Salah satu faktor yang sangat mempengaruhi dan menentukan kualitas pembangunan dan penegakan hukum adalah kualitas individu atau Sumber Daya Manusia (SDM, Human Resources), sehingga wajar apabila lembaga pendidikan lebih menekankan perhatian pada masalah kualitas SDM yang menjadi sumber utama dari proses pembangunan dan penegakan hukum. Kualitas SDM inilah acapkali menjadi sorotan tajam di era reformasi. Kualitas SDM tentunya terkait erat dengan kualitas pendidikan tinggi hukum yang melatarbelakanginya. Oleh karena itu, dilihat dari segi pendidikan, upaya peningkatan kualitas penegakan hukum saat ini menuntut pentingnya reevaluasi, reorientasi dan reformasi di bidang pendidikan tinggi hukum.
Pendidikan tinggi hukum sebagai bagian integral dari Sistem Pendidikan Nasional pada hakikatnya merupakan bagian dari usaha pembentukan manusia dan masyarakat Indonesia yang berbudaya dan berkualitas. Perguruan tinggi hukum tidak dapat dilepaskan dari esensi tujuan penegakan hukum. Khususnya dalam negara hukum yang berideologi Pancasila, maka hukum yang ingin ditegakan ialah hukum yang diharapkan dapat menciptakan masyarakat yang berperikemanusiaan, yang welas asih dan berkeadilan berdasarkan Ketuhanan Yang Maha Esa. Melalui hukum ingin diciptakan suatu masyarakat demokratis yang berkeadilan sosial berdasarkan pada moralitas yang bersumber dari etika religius (Illahiah).
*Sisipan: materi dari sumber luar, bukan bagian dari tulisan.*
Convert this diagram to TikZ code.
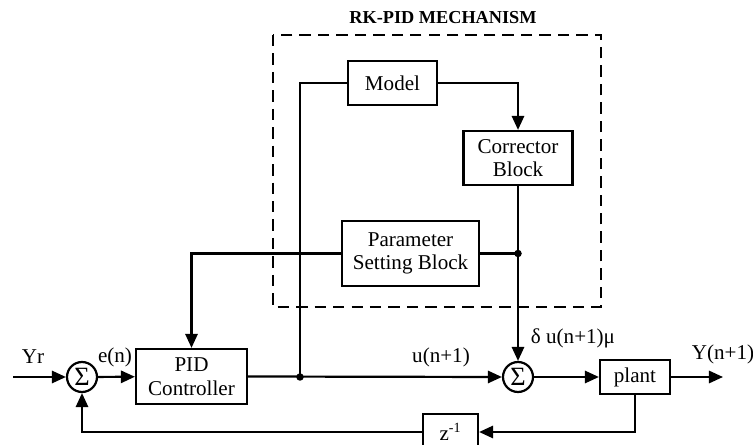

Hukum yang mengandung nilai-nilai kebenaran, kejujuran, keadilan, kepercayaan, kepastian dan kewibawaan, hanya dapat diwujudkan dari orang-orang yang mempunyai kualitas dan integritas tinggi dalam menghayati nilai-nilai tersebut. Kebenaran tidak dapat terwujud jika nilai kebenaran yang hakiki kurang dihayati, yaitu kebenaran dari hati nurani (Nur Illahi). Ketidak percayaan masyarakat akan timbul dan kewibawaan hukum akan menurun bahkan rusak. Masyarakat melihat kenyataan, bahwa pengemban hukum (aparat) dan orang-orang yang terlibat dalam masalah-masalah hukum justru melakukan ketidakbenaran atau melakukan perbuatan tercela. Oleh karena itu menegakan wibawa hukum pada hakikatnya menegakan nilai kepercayaan di masyarakat.
Di masa sekarang, kualitas ideal seorang Sarjana Hukum yang dituntut oleh masyarakat bukan sekedar memiliki kualitas intelektual (knowledge/cognitive) dan kualitas keterampilan (skill/sensori-motor) yang tinggi, tetapi juga memiliki kualitas akhlak yang luhur (attitude/affective).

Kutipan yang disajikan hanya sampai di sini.